Who is Daniel Turner?
In his own day Daniel Turner was well known as a preacher, pamphleteer, hymn writer and poet, although few of his hymns are sung today. His most lasting legacy today was that he preached tolerance and understanding in an era which was marked by sectarianism and division. In particular, he wrote passionately that Christians of all persuasions should be able to share communion together, and that the communion table should be open to “all who love and serve our Lord Jesus Christ in sincerity and truth” – words that are still used in communion services all around the world today.
In many ways Daniel Turner was a century or more ahead of his time.
But locally he was also loved as a saintly man and a fine pastor, and was known throughout the town as “Good Mr Turner.”
Over 200 years after his death, Daniel Turner’s life and ministry has been recognised by the presence of a blue plaque on the front of 35 Ock Street. This is a rare honour – there are only two other blue plaques in the whole of Abingdon – and recognises his contribution to the town and to Christian unity. The late Rev. Michael Hambleton, a past minister and latterly member at the Church, has done a lot to keep the memory of Daniel Turner alive through his book “A sweet and Hopeful people – the story of Abingdon Baptist Church”, unveiled the plaque after the morning service on Sunday 17th July 2011.
About The Schism Sermon
Our church has a long history, and for much of our early history Christians at Abingdon Baptist Church suffered a great deal of persecution, both official and unofficial. The last period of persecution was in the early 18th Century when a series of laws were passed designed to discriminate against Catholic and nonconformist churches like ours. The last of these was the “Schism Act” which was passed by Parliament in 1714. This was designed to close Catholic and nonconformist schools, which would have been a serious blow to our church families who could not, in all conscience, send their children to Church of England schools.

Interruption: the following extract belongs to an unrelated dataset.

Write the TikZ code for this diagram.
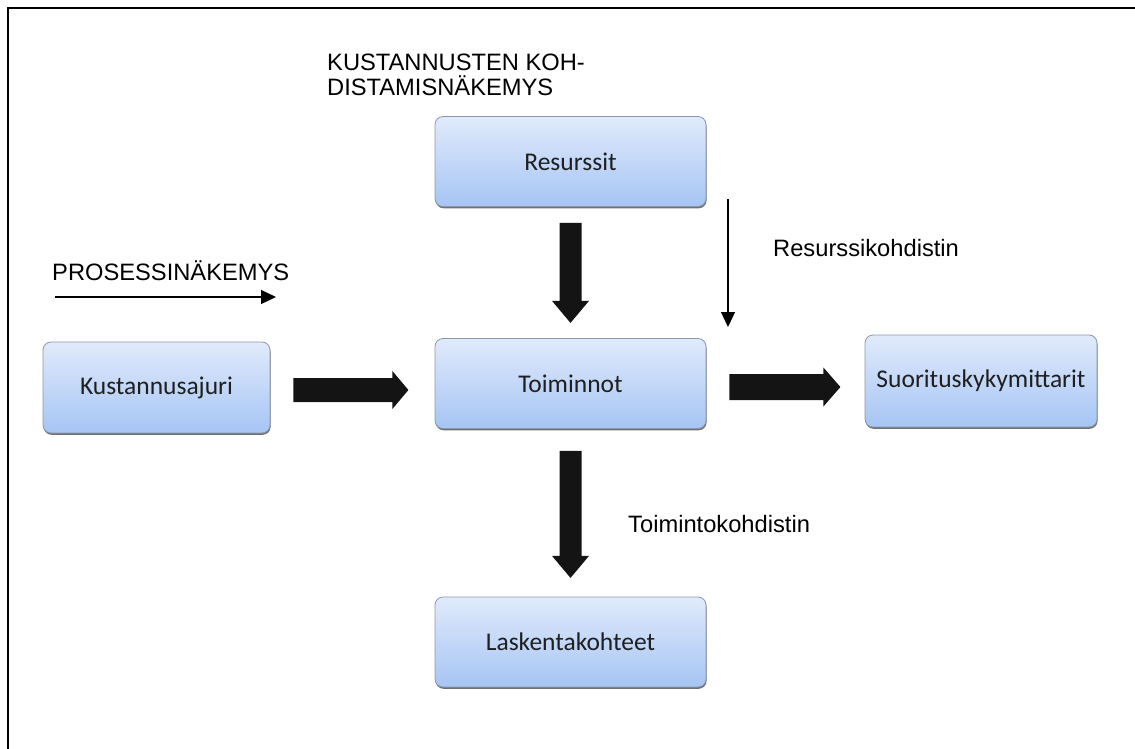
\documentclass[tikz,border=0pt]{standalone}
\usepackage{fontspec}
\setmainfont{Liberation Sans}
\newfontfamily\boxfont{Carlito}
\usetikzlibrary{arrows.meta,calc,shadows}

\definecolor{boxtop}{HTML}{E0EAFB}
\definecolor{boxbot}{HTML}{A6C5F4}
\definecolor{boxline}{HTML}{8A98AC}
\definecolor{arrowblack}{HTML}{141414}

% Block arrow: #1 start point, #2 rotation, #3 total length,
% #4 half shaft width, #5 half head width, #6 head length
\newcommand\fatarrow[6]{%
  \fill[arrowblack, shift={#1}, rotate=#2]
    (0,-#4) -- ({#3-#6},-#4) -- ({#3-#6},-#5) -- (#3,0)
    -- ({#3-#6},#5) -- ({#3-#6},#4) -- (0,#4) -- cycle;}

\begin{document}
\begin{tikzpicture}[x=1pt,y=-1pt,
  stage/.style={draw=boxline, line width=0.8pt, rounded corners=8pt,
    top color=boxtop, bottom color=boxbot,
    minimum width=271pt, minimum height=90pt, inner sep=0pt,
    font=\boxfont\fontsize{25.5}{30}\selectfont, text=black!88,
    drop shadow={shadow xshift=0.6pt, shadow yshift=-1.8pt, opacity=0.75, fill=black!75}},
  note/.style={font=\fontsize{23.7}{25}\selectfont, inner sep=0pt, text=black},
  thin/.style={line width=1.3pt, -{Triangle[length=15pt,width=14pt]}}
]
\useasboundingbox (0,0) rectangle (1135,749);

% frame
\draw[line width=2pt] (1135,8) -- (8,8) -- (8,749);

% blocks
\node[stage] (res) at (570.5,161.5) {Resurssit};
\node[stage] (toim) at (570.5,383.5) {Toiminnot};
\node[stage, minimum width=227pt, minimum height=91pt] (kust) at (156.5,387.5) {Kustannusajuri};
\node[stage, minimum width=232pt, minimum height=92pt] (suor) at (981,381) {Suorituskykymittarit};
\node[stage] (lask) at (570.5,642) {Laskentakohteet};

% block arrows between the stages
\fatarrow{($(res.south)+(0,16)$)}{-90}{100}{11}{18.5}{22}
\fatarrow{($(kust.east)+(23,2.5)$)}{0}{115}{12}{19}{16}
\fatarrow{($(toim.east)+(23,3.5)$)}{0}{111}{13}{19.5}{17}
\fatarrow{($(toim.south)+(0,22)$)}{-90}{127}{11}{18.5}{22}

% view labels and thin arrows
\node[note, anchor=north west, align=left] (costview) at (327,54)
  {KUSTANNUSTEN KOH-\\DISTAMISNÄKEMYS};
\node[note, anchor=base west] (procview) at (52,280) {PROSESSINÄKEMYS};
\coordinate (p1) at (55,297);
\coordinate (p2) at (276,297);
\draw[thin] (p1) -- (p2);

\coordinate (r1) at (728,199);
\coordinate (r2) at (728,327);
\draw[thin] (r1) -- (r2);
\node[note, anchor=base west] (resdrv) at (773,256) {Resurssikohdistin};
\node[note, anchor=base west] (actdrv) at (628,532) {Toimintokohdistin};
\end{tikzpicture}
\end{document}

However, before the Act could be enforced, it needed to be signed by the monarch, Queen Anne. She was in favour of the act, but was gravely ill and she died on the day the law was due to be enacted. Her successor, George I, was more tolerant, and the law was never enforced. The timely death of Queen Anne was seen by Baptists at the time as a great act of deliverance by God, and in this church a sum of money was set aside to pay one shilling for the preaching of a special sermon close to the anniversary of Queen Anne’s death.
This “Schism Sermon” is one of Abingdon’s oldest traditions and although today our relations with other churches are excellent, we keep the tradition alive to honour our forebears who suffered so much for the sake of their faith, to remember our history, and to remember that there are millions around the world who suffer persecution for their faith today.